値上げの最大の要因は、大手セメントメーカーが1月以降、相次いで値上げを打ち出したこと。さらに原油価格の高騰が生コンの配送や骨材の輸送コストに響いた。東京生協では2020年にも1立方b当たり1000円の値上げを実施していたが、さまざまなコストアップに対応する中で、値上げ分の実入りは既に吸収されてしまったという。
6月の値上げを見越した駆け込み需要もあり、東京生協が抱える契約残数量(3月実績)は前年同月比68・5%増の616万立方bに達した。大規模プロジェクトを多数抱える東京地区では、納入の期間が長期にわたる現場も多い。さらなるコストアップが見込まれる状況では、既契約分が将来の負担になりかねない。
このため東京生協では、契約済みの生コンについても、登録販売店を通じて数百円単位での値上げに理解を求めていく。既契約分に対する値上げ交渉は初めての取り組みとなる。工期が36カ月を超えるような工事では、契約から24カ月がたった場合に残りの生コンを最新の価格に見直すルールの運用も徹底する。
契約時の価格と出荷時のコストの乖離(かいり)は永遠のテーマだ。斉藤理事長はあくまで私案として、出荷時点の価格をベースとするような契約方式にも言及した。

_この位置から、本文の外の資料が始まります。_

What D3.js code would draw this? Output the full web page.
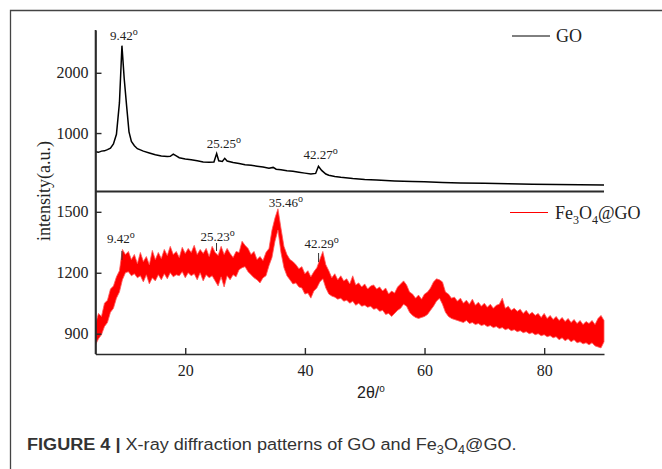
<!DOCTYPE html>
<html><head><meta charset="utf-8">
<script src="https://cdn.jsdelivr.net/npm/d3@7"></script>
<style>html,body{margin:0;padding:0;background:#fff;}svg{display:block;}</style>
</head><body>
<svg id="chart" width="662" height="469"></svg>
<script>
// ---- data ----
const goX = [5,5.5,6,6.5,7,7.5,8,8.5,9,9.42,9.8,10.2,10.6,11,11.5,12,12.5,13,14,15,16,17,17.5,18,18.5,19,20,21,22,23,24,24.8,25.25,25.6,26.2,26.6,27,28,29,30,31,32,33,34,34.7,35.2,36,37,38,39,40,41,41.8,42.27,42.8,43.5,44,45,46,48,50,52,55,58,60,63,66,70,74,78,82,86,90];
const goY = [690,680,700,705,725,750,820,980,1500,2450,1900,1450,1020,860,790,740,720,700,670,640,620,610,615,650,620,590,570,555,540,520,515,520,660,540,530,580,535,510,495,475,465,450,435,415,430,400,390,375,365,350,335,320,330,450,380,320,300,280,265,245,230,220,205,195,190,180,172,165,158,150,145,140,138];

const feX = [5,5.5,6,6.5,7,7.5,8,8.5,9,9.5,
  10,10.5,11,11.5,12,12.5,13,13.5,14,14.5,
  15,15.5,16,16.5,17,17.5,18,18.5,19,19.5,
  20,20.5,21,21.5,22,22.5,23,23.5,24,24.5,
  25,25.5,26,26.5,27,27.5,28,28.5,29,29.5,
  30,30.5,31,31.5,32,32.5,33,33.5,34,34.5,
  35,35.5,36,36.5,37,37.5,38,38.5,39,39.5,
  40,40.5,41,41.5,42,42.5,43,43.5,44,44.5,
  45,45.5,46,46.5,47,47.5,48,48.5,49,49.5,
  50,50.5,51,51.5,52,52.5,53,53.5,54,54.5,
  55,55.5,56,56.5,57,57.5,58,58.5,59,59.5,
  60,60.5,61,61.5,62,62.5,63,63.5,64,64.5,
  65,65.5,66,66.5,67,67.5,68,68.5,69,69.5,
  70,70.5,71,71.5,72,72.5,73,73.5,74,74.5,
  75,75.5,76,76.5,77,77.5,78,78.5,79,79.5,
  80,80.5,81,81.5,82,82.5,83,83.5,84,84.5,
  85,85.5,86,86.5,87,87.5,88,88.5,89,89.5,90];
const feHigh = [950,1000,985,1050,1065,1120,1135,1180,1210,1315,
  1290,1305,1265,1290,1245,1300,1255,1280,1240,1310,
  1265,1300,1270,1315,1285,1330,1290,1305,1275,1325,
  1295,1320,1300,1335,1290,1315,1295,1320,1280,1330,
  1300,1285,1330,1290,1320,1295,1275,1305,1300,1355,
  1335,1320,1290,1305,1265,1280,1260,1300,1320,1410,
  1470,1515,1420,1330,1290,1265,1255,1240,1220,1230,
  1195,1210,1180,1205,1225,1265,1305,1240,1210,1175,
  1195,1165,1185,1160,1170,1145,1185,1140,1150,1130,
  1145,1120,1135,1140,1120,1130,1110,1125,1095,1110,
  1100,1130,1145,1160,1140,1105,1095,1075,1090,1070,
  1095,1105,1125,1155,1170,1165,1155,1105,1095,1075,
  1080,1060,1075,1050,1065,1045,1070,1040,1055,1035,
  1050,1030,1045,1025,1040,1045,1075,1025,1035,1015,
  1025,1010,1020,1000,1015,995,1005,990,1000,980,
  1000,975,990,970,985,965,980,960,975,955,
  970,950,965,945,960,950,965,945,975,990,965];
const feLow = [845,875,895,935,955,1005,1025,1075,1105,1165,
  1200,1205,1185,1195,1175,1185,1155,1190,1145,1175,
  1160,1190,1165,1195,1170,1200,1180,1190,1185,1205,
  1175,1200,1185,1195,1165,1200,1160,1190,1175,1185,
  1160,1135,1180,1130,1185,1165,1190,1180,1215,1225,
  1230,1205,1190,1175,1165,1150,1175,1185,1235,1275,
  1355,1410,1300,1225,1185,1165,1145,1150,1130,1125,
  1095,1100,1075,1110,1125,1155,1170,1125,1095,1085,
  1080,1070,1075,1060,1065,1050,1060,1040,1050,1035,
  1040,1030,1035,1020,1025,1010,1015,995,1000,985,
  1000,1015,1025,1045,1035,1005,990,980,975,980,
  985,995,1015,1035,1060,1075,1045,1005,985,975,
  970,965,960,955,965,950,955,945,950,940,
  945,935,940,930,935,925,930,920,925,915,
  920,910,915,905,910,900,905,895,900,890,
  895,885,890,880,885,870,880,865,875,860,
  870,855,860,850,855,845,855,840,835,830,860];

const xTicks = [20,40,60,80];
const goYTicks = [1000,2000];
const feYTicks = [900,1200,1500];
const goPeaks = ["9.42","25.25","42.27"];
const fePeaks = ["9.42","25.23","35.46","42.29"];
const seriesNames = ["GO","Fe3O4@GO"];

// ---- layout ----
const svg = d3.select("#chart");
const L = 95.5, R = 604, topT = 30, mid = 191.5, bot = 354;
const serif = "'Liberation Serif','Times New Roman',serif";
const axisColor = "#2b2b2b";

const x = d3.scaleLinear().domain([5, 90]).range([L, R]);
const yGo = d3.scaleLinear().domain([30, 2710]).range([mid, topT]);
const yFe = d3.scaleLinear().domain([800, 1600]).range([bot, mid]);

// outer frame
svg.append("path").attr("d", "M10.5,469 L10.5,10.5 L662,10.5")
  .attr("fill", "none").attr("stroke", "#444").attr("stroke-width", 1.3);

// series
const feArea = d3.area().x((d, i) => x(feX[i])).y0((d, i) => yFe(feLow[i])).y1((d, i) => yFe(feHigh[i]));
svg.append("path").datum(feX).attr("d", feArea).attr("fill", "#ff0000").attr("stroke", "#ff5a5a").attr("stroke-width", 0.8);

const goLine = d3.line().x((d, i) => x(goX[i])).y((d, i) => yGo(goY[i]));
svg.append("path").datum(goX).attr("d", goLine).attr("fill", "none").attr("stroke", "#000").attr("stroke-width", 1.5);

// axes
const fmt = d3.format("d");
const gx = svg.append("g").attr("transform", `translate(0,${bot})`)
  .call(d3.axisBottom(x).tickValues(xTicks).tickFormat(fmt).tickSizeInner(-6).tickSizeOuter(0).tickPadding(11));
const gyGo = svg.append("g").attr("transform", `translate(${L},0)`)
  .call(d3.axisLeft(yGo).tickValues(goYTicks).tickFormat(fmt).tickSizeInner(-6).tickSizeOuter(0).tickPadding(7));
const gyFe = svg.append("g").attr("transform", `translate(${L},0)`)
  .call(d3.axisLeft(yFe).tickValues(feYTicks).tickFormat(fmt).tickSizeInner(-6).tickSizeOuter(0).tickPadding(7));
[gx, gyGo, gyFe].forEach(g => {
  g.attr("font-size", null).attr("font-family", null);
  g.select(".domain").attr("stroke", axisColor).attr("stroke-width", 1.6);
  g.selectAll(".tick line").attr("stroke", axisColor).attr("stroke-width", 1.4);
  g.selectAll(".tick text").style("font-family", serif).style("font-size", "16px").attr("fill", "#222");
});
gx.selectAll(".tick text").attr("dy", "0.71em");
// panel divider and full left axis
svg.append("line").attr("x1", L).attr("x2", R).attr("y1", mid).attr("y2", mid)
  .attr("stroke", axisColor).attr("stroke-width", 2);
svg.append("line").attr("x1", L).attr("x2", L).attr("y1", topT).attr("y2", bot)
  .attr("stroke", axisColor).attr("stroke-width", 1.6);

// peak labels
function degLabel(xp, yp, txt) {
  const t = svg.append("text").attr("x", xp).attr("y", yp).attr("font-family", serif)
    .attr("font-size", 13).attr("fill", "#222");
  t.append("tspan").text(txt);
  t.append("tspan").attr("dy", -5).attr("font-size", 10).text("o");
}
const goLabDx = [-12, -10, -15], goLabY = [40, 148, 159];
goPeaks.forEach((p, i) => degLabel(x(+p) + goLabDx[i], goLabY[i], p));
const feLabDx = [-15, -16, -9, -14], feLabY = [243, 241, 207, 248];
fePeaks.forEach((p, i) => degLabel(x(+p) + feLabDx[i], feLabY[i], p));
const feTickY = [[251, 260], [243, 251], null, [253, 262]];
fePeaks.forEach((p, i) => {
  if (!feTickY[i]) return;
  svg.append("line").attr("x1", x(+p)).attr("x2", x(+p)).attr("y1", feTickY[i][0]).attr("y2", feTickY[i][1])
    .attr("stroke", "#333").attr("stroke-width", 1);
});

// legends
svg.append("line").attr("x1", 512).attr("x2", 550).attr("y1", 36).attr("y2", 36).attr("stroke", "#000").attr("stroke-width", 1);
svg.append("text").attr("x", 556).attr("y", 42).attr("font-family", serif).attr("font-size", 18).attr("fill", "#222").text(seriesNames[0]);
svg.append("line").attr("x1", 510).attr("x2", 548).attr("y1", 212.5).attr("y2", 212.5).attr("stroke", "#ff0000").attr("stroke-width", 1);
const lg2 = svg.append("text").attr("x", 555).attr("y", 219).attr("font-family", serif).attr("font-size", 18).attr("fill", "#222");
lg2.append("tspan").text("Fe");
lg2.append("tspan").attr("font-size", 12).attr("dy", 5).text("3");
lg2.append("tspan").attr("dy", -5).text("O");
lg2.append("tspan").attr("font-size", 12).attr("dy", 5).text("4");
lg2.append("tspan").attr("dy", -5).text("@GO");

// axis titles
svg.append("text").attr("transform", "translate(50,191) rotate(-90)").attr("text-anchor", "middle")
  .attr("font-family", serif).attr("font-size", 18).attr("fill", "#222").text("intensity(a.u.)");
const xt = svg.append("text").attr("x", 357).attr("y", 398).attr("font-family", "'Liberation Sans',Arial,sans-serif")
  .attr("font-size", 16).attr("fill", "#222");
xt.append("tspan").text("2θ/");
xt.append("tspan").attr("dy", -6).attr("font-size", 10).text("o");

// caption
const cap = svg.append("text").attr("x", 27).attr("y", 450).attr("font-family", "'Liberation Sans',Arial,sans-serif")
  .attr("font-size", 17).attr("fill", "#333");
cap.append("tspan").attr("font-weight", "bold").text("FIGURE 4 | ");
cap.append("tspan").text("X-ray diffraction patterns of GO and Fe");
cap.append("tspan").attr("font-size", 12).attr("dy", 4).text("3");
cap.append("tspan").attr("dy", -4).text("O");
cap.append("tspan").attr("font-size", 12).attr("dy", 4).text("4");
cap.append("tspan").attr("dy", -4).text("@GO.");
const bb = cap.node().getBBox();
const targetW = 490;
cap.attr("transform", `translate(27,0) scale(${targetW / bb.width},1) translate(-27,0)`);
</script>
</body></html>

建設企業との価格交渉や購買契約は登録販売店などの流通業者が担う。全国生コンクリート卸協同組合連合会によると、建設企業からの代金回収が手形100%払いである割合は21年度時点で37・1%で、漸減しているとはいえ大きな割合を占めている。
政府は26年をめどとした約束手形の利用廃止を打ち出しており、今後は価格交渉と取引慣行の見直しが並行して進むことになる。
製造から打設までの時間が定められているため、製造工場は地域ごとに立地せざるを得ない。業績は地域内の工事動向に左右され、資金余力の乏しい企業も少なくない。適切な価格の転嫁は、生コンの安定的な品質と供給体制を確保する上でも欠かせない。
とはいえ、買い手である建設企業側からすれば、大幅な値上げが負担となることは間違いない。コストアップ分を発注者にどれほど転嫁できるのか、難しい対応を迫られることになりそうだ。